__STORED DATA__
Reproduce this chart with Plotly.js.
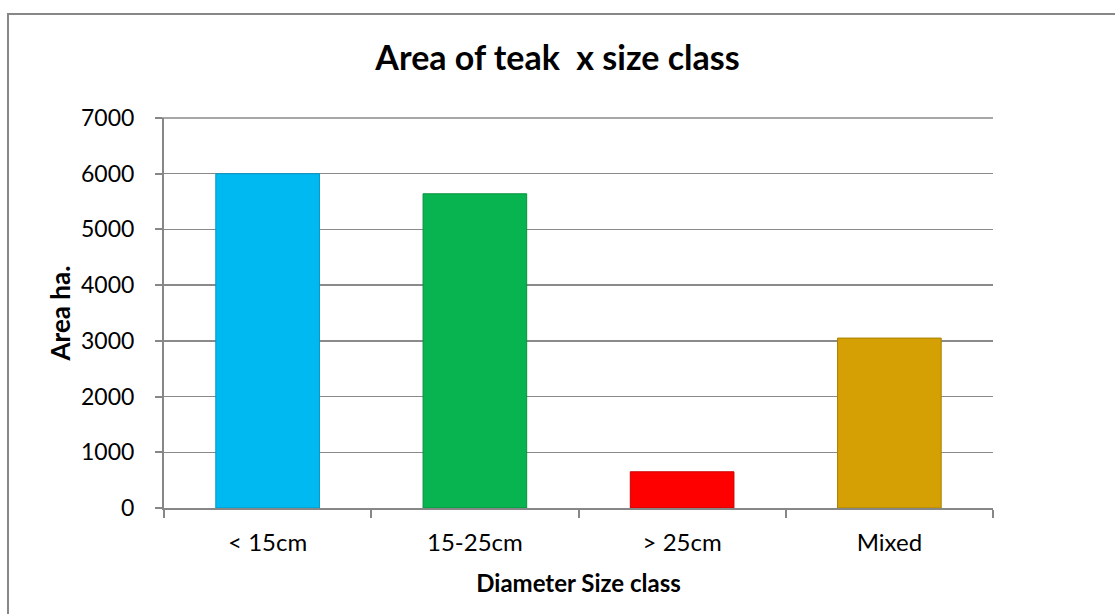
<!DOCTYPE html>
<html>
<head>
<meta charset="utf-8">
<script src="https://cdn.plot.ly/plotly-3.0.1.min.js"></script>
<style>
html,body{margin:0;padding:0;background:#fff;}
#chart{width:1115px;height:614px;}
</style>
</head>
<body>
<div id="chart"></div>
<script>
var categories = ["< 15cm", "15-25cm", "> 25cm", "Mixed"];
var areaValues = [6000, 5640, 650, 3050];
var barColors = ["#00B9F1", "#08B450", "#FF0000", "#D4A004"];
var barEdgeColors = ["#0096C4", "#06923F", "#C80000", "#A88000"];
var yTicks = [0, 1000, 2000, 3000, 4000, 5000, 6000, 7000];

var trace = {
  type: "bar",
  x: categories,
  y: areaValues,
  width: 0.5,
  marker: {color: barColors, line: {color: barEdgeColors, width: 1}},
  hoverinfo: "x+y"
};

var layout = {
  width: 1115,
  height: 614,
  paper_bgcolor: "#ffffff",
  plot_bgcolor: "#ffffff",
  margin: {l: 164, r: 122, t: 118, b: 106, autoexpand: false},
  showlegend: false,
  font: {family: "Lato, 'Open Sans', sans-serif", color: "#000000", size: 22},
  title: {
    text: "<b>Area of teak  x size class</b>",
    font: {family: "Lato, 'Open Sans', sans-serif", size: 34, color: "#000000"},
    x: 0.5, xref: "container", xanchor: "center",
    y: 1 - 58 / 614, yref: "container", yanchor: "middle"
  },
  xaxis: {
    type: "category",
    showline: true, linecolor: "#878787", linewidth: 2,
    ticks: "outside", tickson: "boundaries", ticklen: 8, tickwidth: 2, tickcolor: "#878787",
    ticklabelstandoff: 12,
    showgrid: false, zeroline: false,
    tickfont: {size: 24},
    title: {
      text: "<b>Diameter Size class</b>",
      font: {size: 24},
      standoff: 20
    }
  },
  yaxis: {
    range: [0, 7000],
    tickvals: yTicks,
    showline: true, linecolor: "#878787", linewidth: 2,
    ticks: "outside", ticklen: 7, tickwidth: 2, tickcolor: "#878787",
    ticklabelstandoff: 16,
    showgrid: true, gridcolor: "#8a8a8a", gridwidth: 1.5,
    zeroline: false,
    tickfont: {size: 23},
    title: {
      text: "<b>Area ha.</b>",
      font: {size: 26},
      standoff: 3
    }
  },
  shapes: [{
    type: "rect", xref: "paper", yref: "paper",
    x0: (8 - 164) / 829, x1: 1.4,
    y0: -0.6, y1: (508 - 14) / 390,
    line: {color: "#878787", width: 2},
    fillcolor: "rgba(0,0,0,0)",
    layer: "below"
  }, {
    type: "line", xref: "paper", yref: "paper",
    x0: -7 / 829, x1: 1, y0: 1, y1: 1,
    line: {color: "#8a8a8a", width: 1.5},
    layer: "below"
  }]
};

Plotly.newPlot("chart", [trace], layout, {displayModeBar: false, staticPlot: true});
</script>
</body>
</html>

* * *

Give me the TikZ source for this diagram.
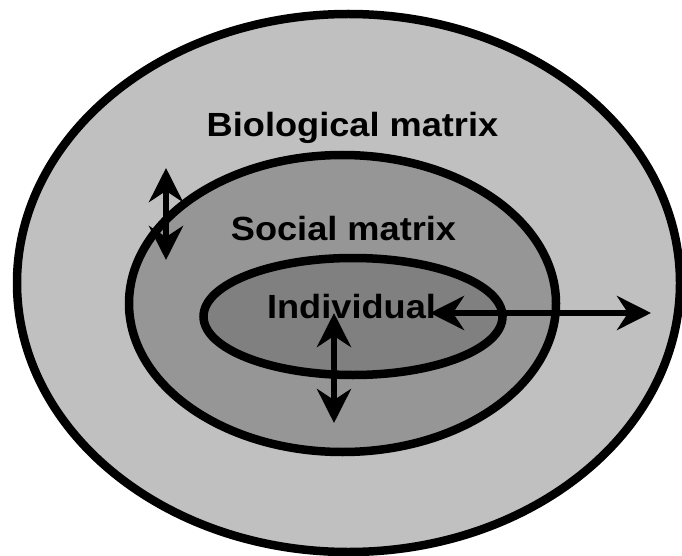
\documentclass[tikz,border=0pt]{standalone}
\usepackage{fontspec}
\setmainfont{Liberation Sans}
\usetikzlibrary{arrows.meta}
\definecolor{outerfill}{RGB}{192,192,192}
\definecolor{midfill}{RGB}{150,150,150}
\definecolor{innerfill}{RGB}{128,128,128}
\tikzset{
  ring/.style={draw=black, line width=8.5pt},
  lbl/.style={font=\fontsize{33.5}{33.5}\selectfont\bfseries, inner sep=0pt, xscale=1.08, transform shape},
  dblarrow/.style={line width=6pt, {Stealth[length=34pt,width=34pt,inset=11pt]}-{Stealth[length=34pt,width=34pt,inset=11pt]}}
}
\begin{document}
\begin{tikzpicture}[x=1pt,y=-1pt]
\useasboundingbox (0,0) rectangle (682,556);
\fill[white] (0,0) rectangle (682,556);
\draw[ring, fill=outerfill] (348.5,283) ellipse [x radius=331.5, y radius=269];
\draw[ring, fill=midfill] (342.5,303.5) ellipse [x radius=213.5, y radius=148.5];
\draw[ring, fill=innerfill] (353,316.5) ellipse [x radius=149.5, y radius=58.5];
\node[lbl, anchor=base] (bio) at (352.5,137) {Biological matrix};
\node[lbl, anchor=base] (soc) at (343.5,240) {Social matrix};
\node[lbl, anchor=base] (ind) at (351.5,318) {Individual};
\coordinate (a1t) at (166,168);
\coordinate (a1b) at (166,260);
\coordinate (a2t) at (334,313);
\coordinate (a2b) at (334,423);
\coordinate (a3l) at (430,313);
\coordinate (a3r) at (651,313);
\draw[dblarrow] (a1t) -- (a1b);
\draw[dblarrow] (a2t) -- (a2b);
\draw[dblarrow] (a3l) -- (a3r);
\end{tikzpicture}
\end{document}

__EXERCISE DETAILS__
Using the entries above, tally how many lines have the word "chart" in them; write the number and nothing more.

__REPLY TO THE EXERCISE__
4